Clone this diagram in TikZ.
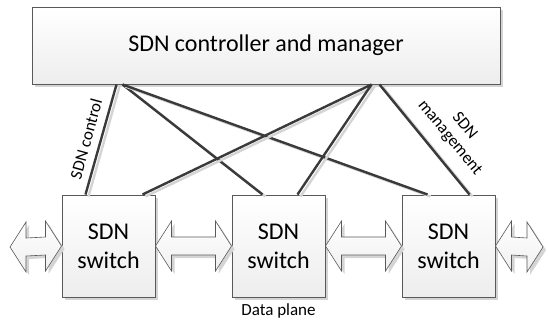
\documentclass[tikz,border=0pt]{standalone}
\usepackage{fontspec}
\setmainfont{Carlito}
\usetikzlibrary{calc,shadows}
\definecolor{edgegray}{HTML}{595959}
\definecolor{linegray}{HTML}{3A3A3A}
\definecolor{shadowgray}{HTML}{D4D4D4}
\tikzset{
  box/.style={draw=edgegray, line width=1pt, top color=white, bottom color=black!7,
    inner sep=0pt, align=center,
    drop shadow={shadow xshift=3pt, shadow yshift=-3pt, fill=shadowgray, opacity=1}},
  link/.style={draw=linegray, line width=2.4pt,
    preaction={draw=shadowgray, line width=2.4pt, transform canvas={shift={(3pt,-2pt)}}}},
  blockarr/.style={draw=edgegray, line width=0.6pt, top color=white, bottom color=black!6,
    preaction={fill=shadowgray, transform canvas={shift={(3pt,-3pt)}}}},
  lbl/.style={font=\fontsize{17}{19}\selectfont, inner sep=0pt, align=center}
}
\newcommand\dblarr[2]{%
  \path[blockarr] (#1) -- ++(16,-25) -- ++(0,16) -- ($(#2)+(-16,-9)$) -- ++(0,-16) -- (#2)
    -- ++(-16,25) -- ++(0,-16) -- ($(#1)+(16,9)$) -- ++(0,16) -- cycle;}
\begin{document}
\begin{tikzpicture}[x=1pt,y=-1pt]
\useasboundingbox (0,0) rectangle (548,325);
% controller
\node[box, minimum width=468pt, minimum height=77pt, font=\fontsize{24}{28}\selectfont]
  (ctrl) at (266,45.5) {SDN controller and manager};
% switches
\foreach \n/\x in {s1/108.5, s2/278.5, s3/448.5}{
  \node[box, minimum width=93pt, minimum height=102pt, font=\fontsize{24}{29}\selectfont]
    (\n) at (\x,246) {SDN\\switch};
}
% hubs on controller
\coordinate (hL1) at ($(ctrl.south west)+(85,0)$);
\coordinate (hL2) at ($(ctrl.south west)+(91,0)$);
\coordinate (hR1) at ($(ctrl.south west)+(340,0)$);
\coordinate (hR2) at ($(ctrl.south west)+(348,0)$);
% switch tops
\coordinate (s1a) at ($(s1.north west)+(24,0)$);
\coordinate (s1b) at ($(s1.north west)+(81,0)$);
\coordinate (s2a) at ($(s2.north west)+(31,0)$);
\coordinate (s2b) at ($(s2.north west)+(66,0)$);
\coordinate (s3a) at ($(s3.north west)+(26,0)$);
\coordinate (s3b) at ($(s3.north west)+(68,0)$);
% links
\draw[link] (hL1) -- (s1a);
\draw[link] (hL2) -- (s2a);
\draw[link] (hL2) -- (s3a);
\draw[link] (hR1) -- (s1b);
\draw[link] (hR1) -- (s2b);
\draw[link] (hR2) -- (s3b);
% block arrows
\coordinate (aL) at (10,247);
\coordinate (aR) at (543,247);
\dblarr{aL}{s1.west}
\dblarr{s1.east}{s2.west}
\dblarr{s2.east}{s3.west}
\dblarr{s3.east}{aR}
% labels
\node[lbl, rotate=74.7] (lctl) at (86,139) {SDN control};
\node[lbl, rotate=-50.7] (lmgt) at (457,132) {SDN\\management};
\node[lbl] (ldp) at (278.5,311) {Data plane};
\end{tikzpicture}
\end{document}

§ §

▶ What the task requires:
Return each line from the material above exactly, but not the pictures.

▶ Solution to the problem:
Clone this diagram in TikZ.
\documentclass[tikz,border=0pt]{standalone}
\usepackage{fontspec}
\setmainfont{Carlito}
\usetikzlibrary{calc,shadows}
\definecolor{edgegray}{HTML}{595959}
\definecolor{linegray}{HTML}{3A3A3A}
\definecolor{shadowgray}{HTML}{D4D4D4}
\tikzset{
  box/.style={draw=edgegray, line width=1pt, top color=white, bottom color=black!7,
    inner sep=0pt, align=center,
    drop shadow={shadow xshift=3pt, shadow yshift=-3pt, fill=shadowgray, opacity=1}},
  link/.style={draw=linegray, line width=2.4pt,
    preaction={draw=shadowgray, line width=2.4pt, transform canvas={shift={(3pt,-2pt)}}}},
  blockarr/.style={draw=edgegray, line width=0.6pt, top color=white, bottom color=black!6,
    preaction={fill=shadowgray, transform canvas={shift={(3pt,-3pt)}}}},
  lbl/.style={font=\fontsize{17}{19}\selectfont, inner sep=0pt, align=center}
}
\newcommand\dblarr[2]{%
  \path[blockarr] (#1) -- ++(16,-25) -- ++(0,16) -- ($(#2)+(-16,-9)$) -- ++(0,-16) -- (#2)
    -- ++(-16,25) -- ++(0,-16) -- ($(#1)+(16,9)$) -- ++(0,16) -- cycle;}
\begin{document}
\begin{tikzpicture}[x=1pt,y=-1pt]
\useasboundingbox (0,0) rectangle (548,325);
% controller
\node[box, minimum width=468pt, minimum height=77pt, font=\fontsize{24}{28}\selectfont]
  (ctrl) at (266,45.5) {SDN controller and manager};
% switches
\foreach \n/\x in {s1/108.5, s2/278.5, s3/448.5}{
  \node[box, minimum width=93pt, minimum height=102pt, font=\fontsize{24}{29}\selectfont]
    (\n) at (\x,246) {SDN\\switch};
}
% hubs on controller
\coordinate (hL1) at ($(ctrl.south west)+(85,0)$);
\coordinate (hL2) at ($(ctrl.south west)+(91,0)$);
\coordinate (hR1) at ($(ctrl.south west)+(340,0)$);
\coordinate (hR2) at ($(ctrl.south west)+(348,0)$);
% switch tops
\coordinate (s1a) at ($(s1.north west)+(24,0)$);
\coordinate (s1b) at ($(s1.north west)+(81,0)$);
\coordinate (s2a) at ($(s2.north west)+(31,0)$);
\coordinate (s2b) at ($(s2.north west)+(66,0)$);
\coordinate (s3a) at ($(s3.north west)+(26,0)$);
\coordinate (s3b) at ($(s3.north west)+(68,0)$);
% links
\draw[link] (hL1) -- (s1a);
\draw[link] (hL2) -- (s2a);
\draw[link] (hL2) -- (s3a);
\draw[link] (hR1) -- (s1b);
\draw[link] (hR1) -- (s2b);
\draw[link] (hR2) -- (s3b);
% block arrows
\coordinate (aL) at (10,247);
\coordinate (aR) at (543,247);
\dblarr{aL}{s1.west}
\dblarr{s1.east}{s2.west}
\dblarr{s2.east}{s3.west}
\dblarr{s3.east}{aR}
% labels
\node[lbl, rotate=74.7] (lctl) at (86,139) {SDN control};
\node[lbl, rotate=-50.7] (lmgt) at (457,132) {SDN\\management};
\node[lbl] (ldp) at (278.5,311) {Data plane};
\end{tikzpicture}
\end{document}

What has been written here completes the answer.